From Small-Town to Valley Vice President: Alumnus Mike Viskovich Has Pretty Much Done It All
When Mike Viskovich graduated from Santa Clara University’s Leavey School of Business, he anticipated a steady, conventional career in finance. Now, a lifetime later, he has survived and thrived through multiple reorganizations and spin-offs, serving in half a dozen vice president roles, traveling the globe, and working in nearly every corporate function. It’s been anything but conventional or predictable.
Today, Viskovich is Vice President of Workplace Services at Agilent Technologies, a massive life sciences company born from Hewlett-Packard with over $7 billion in revenue and 18,000 employees worldwide. His portfolio includes corporate real estate, facility operations, environmental health and safety, and capital projects across sites in the US, Europe, Asia, and beyond.
He compares managing a building to managing one of Agilent’s scientific instruments: both have structural, electrical, mechanical, and software components. “The only difference is instruments don’t have people inside,” he says. Among current projects is a $740 million oligonucleotide manufacturing facility in Colorado, a massive bet on Agilent’s pharmaceutical ingredient business.
From Opening a Small-Town McDonald’s to Opening State-of-the-Art Life Science Facilities
Viskovich grew up in Sonora, CA, a small foothill town where the opening of the first McDonald’s was, as he puts it, “a very big deal” to him and his high school friends. He chose Santa Clara for its size and reputation, its proximity to home and family, and the famous Bronco alumni network.
What he didn’t anticipate was how thoroughly Santa Clara would stretch him. “I took an acting class. I was terrible at it, but it got me out of my comfort zone,” he recalls with a laugh.
He also met his wife, Megan, at Santa Clara. The two were placed in the same marketing project group junior year because of a chance reshuffling by Professor Kirby, one of the most consequential things that ever happened to Viskovich.
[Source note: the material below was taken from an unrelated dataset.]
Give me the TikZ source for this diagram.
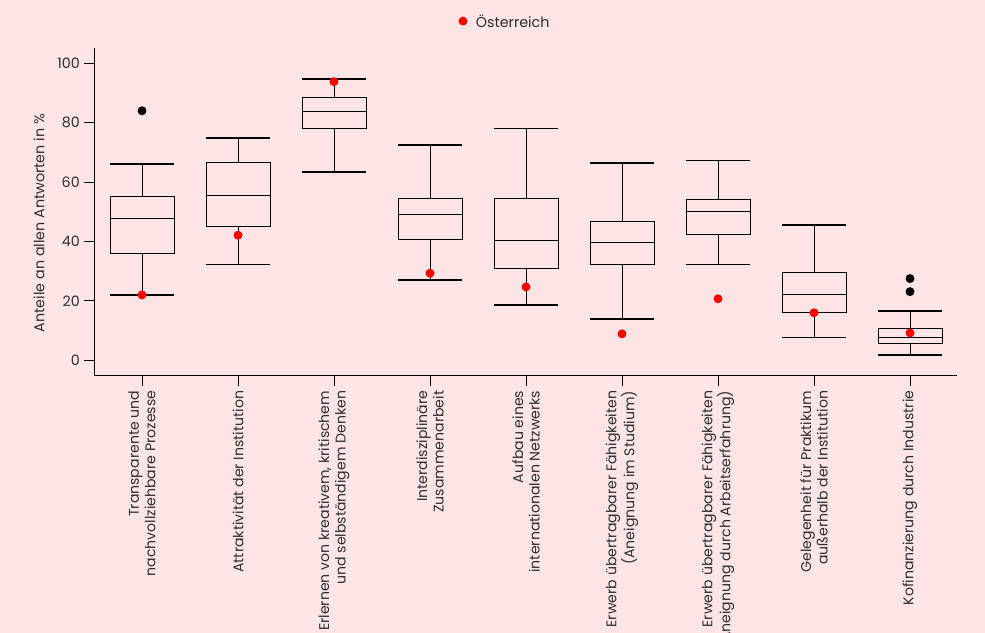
\documentclass[tikz,border=0pt]{standalone}
\usepackage{fontspec}
\setmainfont{Poppins}
\usepackage{xcolor}
\usepackage{tikz}
\usetikzlibrary{positioning}
\definecolor{panelpink}{HTML}{FDE5E6}
\definecolor{inkgray}{HTML}{2E2E2E}
\definecolor{austriared}{HTML}{FF0000}
\tikzset{
  axisline/.style={draw=black,line width=1.4pt},
  boxline/.style={draw=black,line width=1pt},
  capline/.style={draw=black,line width=1.7pt},
  ticklabel/.style={font=\fontsize{14.3}{17}\selectfont,text=inkgray,inner sep=0pt},
  catlabel/.style={font=\fontsize{14.1}{16.5}\selectfont,text=inkgray,rotate=90,anchor=east,align=right,inner sep=0pt},
  austriadot/.style={circle,fill=austriared,inner sep=0pt,minimum size=9pt},
  outlierdot/.style={circle,fill=black,inner sep=0pt,minimum size=9pt},
}

\begin{document}
\begin{tikzpicture}[x=1pt,y=2.97pt]
    \fill[panelpink] (0,-91.8) rectangle (985,121.3);
    \useasboundingbox (0,-91.8) rectangle (985,121.3);
    % axes
    \draw[axisline] (94.3,105.1) -- (94.3,-5.1) -- (957,-5.1);
    \foreach \v in {0,20,...,100} {
      \draw[boxline] (84.3,\v) -- (94.3,\v);
      \node[ticklabel,anchor=east] (tick\v) at (80,\v) {\v};
    }
    \node[ticklabel,rotate=90] (ylab) at (39,46.2) {Anteile an allen Antworten in \%};
    % boxes: centre / whisker low / Q1 / median / Q3 / whisker high / Austria
    \foreach \xc/\wlo/\qlo/\med/\qhi/\whi/\aut [count=\i] in {
        142/22.0/36.0/47.8/55.0/66.1/22.0, 238/32.2/45.0/55.6/66.7/74.9/42.1,
        334/63.4/78.1/83.7/88.4/94.7/93.8, 430/27.0/40.7/49.0/54.3/72.5/29.3,
        526/18.6/30.8/40.4/54.3/78.0/24.7, 622/13.8/32.2/39.5/46.7/66.5/8.9,
        718/32.2/42.4/50.2/54.2/67.3/20.7, 814/7.7/16.0/22.1/29.5/45.6/16.0,
        910/1.8/5.7/7.5/10.6/16.6/9.2} {
      \draw[boxline] (\xc,\wlo) -- (\xc,\qlo) (\xc,\qhi) -- (\xc,\whi);
      \draw[boxline] (\xc-32,\qlo) rectangle (\xc+32,\qhi);
      \draw[boxline] (\xc-32,\med) -- (\xc+32,\med);
      \draw[capline] (\xc-32,\wlo) -- (\xc+32,\wlo) (\xc-32,\whi) -- (\xc+32,\whi);
      \draw[boxline] (\xc,-5.1) -- (\xc,-8.5);
      \node[austriadot] (aut\i) at (\xc,\aut) {};
    }
    \node[outlierdot] (out1) at (142,84.0) {};
    \node[outlierdot] (out9a) at (910,27.5) {};
    \node[outlierdot] (out9b) at (910,23.1) {};
    % legend
    \node[austriadot] (legdot) at (463,114.2) {};
    \node[ticklabel,right=8pt of legdot] (legtext) {Österreich};
    % category labels
    \node[catlabel] (cat1) at (142,-10.2) {Transparente und\\nachvollziehbare Prozesse};
    \node[catlabel] (cat2) at (238,-10.2) {Attraktivität der Institution};
    \node[catlabel] (cat3) at (334,-10.2) {Erlernen von kreativem, kritischem\\und selbständigem Denken};
    \node[catlabel] (cat4) at (430,-10.2) {Interdisziplinäre\\Zusammenarbeit};
    \node[catlabel] (cat5) at (526,-10.2) {Aufbau eines\\internationalen Netzwerks};
    \node[catlabel] (cat6) at (622,-10.2) {Erwerb übertragbarer Fähigkeiten\\(Aneignung im Studium)};
    \node[catlabel] (cat7) at (718,-10.2) {Erwerb übertragbarer Fähigkeiten\\(Aneignung durch Arbeitserfahrung)};
    \node[catlabel] (cat8) at (814,-10.2) {Gelegenheit für Praktikum\\außerhalb der Institution};
    \node[catlabel] (cat9) at (910,-10.2) {Kofinanzierung durch Industrie};
  \end{tikzpicture}
\end{document}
They’ve been married 31 years, and two of their four children are also Broncos.
A Finance Major Goes into Finance, and Then Moves On
Viskovich joined Hewlett-Packard out of school in finance, his Leavey School major, and then kept moving. Over nearly 30 years spanning HP and various spin-offs: Agilent Technologies, Keysight Technologies, and back to Agilent again, he has held roles in finance, manufacturing, procurement, sales, and corporate real estate. “I have worked in almost every function in the company,” he says, “except legal and tax.”
Not all of those transitions went smoothly. When a senior vice president of sales suggested Viskovich try a VP of Sales role where he would be selling technical software to top-100 customers like Lockheed Martin and Google, via a brand-new subscription go-to-market strategy, during COVID, Viskovich questioned whether he was up to it. “I got into that job, and I was like, ‘Oh my gosh, what did I do?’” he admits. “I really felt like I could fail.”
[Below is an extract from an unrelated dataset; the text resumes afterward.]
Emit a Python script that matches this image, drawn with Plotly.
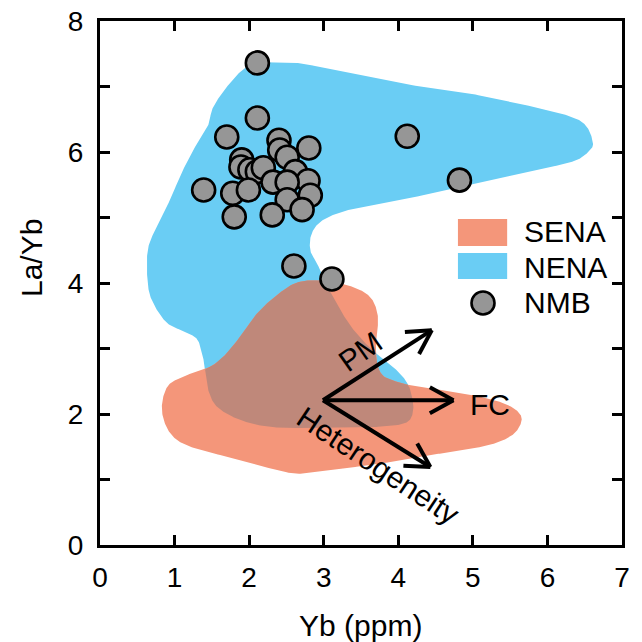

It was during those dark, difficult times that Viskovich leaned hardest on the principle he insists that his own children follow: having a growth mindset. “I’m not there yet, but I will be, on my timeline,” he would tell himself. And he credits that mental framework and the mentor who knew when to push back with shaping his leadership arc.
How One Mentor Changed Everything
Early in his career, about a year into his first management role, Viskovich was ready to quit. He walked into his manager’s office and asked for a demotion. He wanted his individual contributor position back. She told him to take two weeks off, with no email and no work, and to come back with a clear head.
“She got me to realize what I was doing well, and maybe not to worry so much about the other things,” Viskovich says. “Without her, I probably would not have gone on to five or six vice president roles.” Today, Viskovich applies that same servant leader approach with his own teams. Seeing former direct reports rise to vice president roles, he says, is more rewarding than any of his own promotions.
What Santa Clara Really Taught Him
Looking back, Viskovich points to three things he learned at Santa Clara that he couldn’t have gotten elsewhere: an education grounded in ethics that forced him out of his small-town comfort zone, the experience of group projects that mirrored how his future jobs would actually function, and the alumni who came back to campus and inspired him to take on the world. That last piece, he believes, is part of what makes the Leavey School uniquely powerful.
“I think the degree and the foundation helps you think about how to tackle problems,” he says. “Santa Clara’s focus was really on the whole person. Not just in Leavey School of Business, but in general. And as you get older, you realize how important that is.”